Crash Course Astronomy Series

Hi all, every year NUSAS (in collaboration with NTUAS) organises Astrochallenge. An Astronomy competition for Secondary Schools, Junior Colleges and Polytechnics.

This year, in conjunction with Astrochallenge, we have organised a crash course series on Astronomy and related subjects that is open to public.

If you plan to come down with friends, your astronomy club or just by yourself, do indicate on the form below

Google form link:

The abstracts of the talks are as follows:
Cosmology – Dr Cindy Ng (1230 – 1330)

Abstract: Cosmology is the study of the origin, evolution, and eventual fate of the universe. In physics, we study the universe through conducting astronomical observations of the universe’s large-scale structures and dynamics, and developing theories to construct viable cosmological models. This lecture provides an introduction to the Big Bang theory, which is the prevailing cosmological model for the universe. The history and development of the theory will be covered, and some outstanding problems will be discussed.

The Scientific Process in Astronomy – Prof Phil Chan (1345 – 1445)

Abstract: Science sounds so exact but what exactly is Science? Carl Sagan once mentioned that “Science is more than a body of knowledge[1]. It is a way of thinking by humans, a way of skeptically interrogating the Universe with a fine understanding of human fallibility”.[2] Science is indeed a process whereby we arrive at a certain conclusion based on a theoretical framework through the use of the language of mathematics.

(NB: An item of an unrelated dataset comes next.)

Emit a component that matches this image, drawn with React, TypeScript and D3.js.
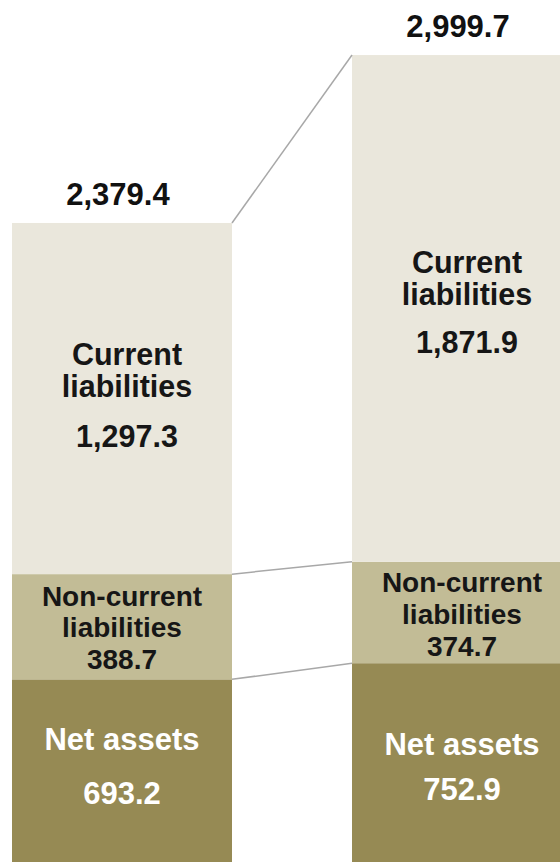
import * as d3 from "d3";
import React from "react";

const width = 560;
const height = 862;

// two balance-sheet columns
const periods = ["Prior", "Current"];
const netAssets = [693.2, 752.9];
const nonCurrentLiabilities = [388.7, 374.7];
const currentLiabilities = [1297.3, 1871.9];
const totals = [2379.4, 2999.7];

const segmentKeys = ["net", "nonCurrent", "current"];
const segmentNames = [["Net assets"], ["Non-current", "liabilities"], ["Current", "liabilities"]];
const segmentColors = ["#968a54", "#c2bc96", "#eae7dc"];
const segmentTextColors = ["#ffffff", "#161616", "#161616"];

const fmt = d3.format(",.1f");

const App = () => {
  const rows = periods.map((p, i) => ({
    period: p,
    net: netAssets[i],
    nonCurrent: nonCurrentLiabilities[i],
    current: currentLiabilities[i],
  }));
  const stack = d3.stack<any>().keys(segmentKeys)(rows);

  const x = d3
    .scaleBand()
    .domain(periods)
    .range([12, 572])
    .paddingInner(0.353)
    .paddingOuter(0);

  const y = d3.scaleLinear().domain([0, 2999.7]).range([867, 55]);

  const bw = x.bandwidth();

  // label layout: baseline offsets (px) from segment centre per bar
  const labelLayout = [
    // net assets
    [
      { name: [-23, 0], value: 31, font: 31 },
      { name: [-10, 0], value: 35, font: 31 },
    ],
    // non-current
    [
      { name: [-21, 10.5], value: 42, font: 28 },
      { name: [-20, 11.5], value: 44, font: 28 },
    ],
    // current
    [
      { name: [-34, -2], value: 48, font: 30.5 },
      { name: [-35, -3], value: 45, font: 30.5 },
    ],
  ];
  const labelDx = [0, 0, 5];

  return (
    <svg
      width={width}
      height={height}
      style={{ position: "absolute", left: 0, top: 0, display: "block", background: "#fff" }}
      fontFamily="'Liberation Sans', Arial, sans-serif"
      fontWeight="bold"
    >
      {stack.map((layer, li) =>
        layer.map((d, i) => (
          <rect
            key={`${li}-${i}`}
            x={x(periods[i])}
            y={y(d[1])}
            width={bw}
            height={y(d[0]) - y(d[1])}
            fill={segmentColors[li]}
          />
        ))
      )}

      {/* connector lines between the two bars */}
      {stack.map((layer, li) => (
        <line
          key={`c-${li}`}
          x1={(x(periods[0]) as number) + bw}
          y1={y(layer[0][1])}
          x2={x(periods[1])}
          y2={y(layer[1][1])}
          stroke="#a8a8a8"
          strokeWidth={1.5}
        />
      ))}

      {/* segment labels */}
      {stack.map((layer, li) =>
        layer.map((d, i) => {
          const cx = (x(periods[i]) as number) + bw / 2 + labelDx[li];
          const cy = (y(d[0]) + y(d[1])) / 2;
          const lay = labelLayout[li][i];
          const val = d[1] - d[0];
          return (
            <g key={`l-${li}-${i}`} fill={segmentTextColors[li]} fontSize={lay.font} textAnchor="middle">
              {segmentNames[li].map((t, k) => (
                <text key={k} x={cx} y={cy + lay.name[k]}>
                  {t}
                </text>
              ))}
              <text x={cx} y={cy + lay.value}>
                {fmt(val)}
              </text>
            </g>
          );
        })
      )}

      {/* totals */}
      {totals.map((t, i) => (
        <text
          key={`t-${i}`}
          x={(x(periods[i]) as number) + bw / 2 - 4}
          y={y(t) - 18}
          textAnchor="middle"
          fontSize={31}
          fill="#111"
        >
          {fmt(t)}
        </text>
      ))}
    </svg>
  );
};

export default App;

[1] we do not distinguish epistemic (invisible) and ontological (visible) knowledge.
[2] “If we are not able to ask skeptical questions, to interrogate those who tell us that something is true, to be skeptical of those in authority, then, we are up for grabs for the next charlatan (political or religious) who comes rambling along.”

The Lifecycle of Stars
– Dr Abel Yang (1500 – 1600)

Abstract: We will start from interstellar gas leading into star formation, and build up a star. Then we will look at the physics of a single star before discussing the end stages of a star’s life.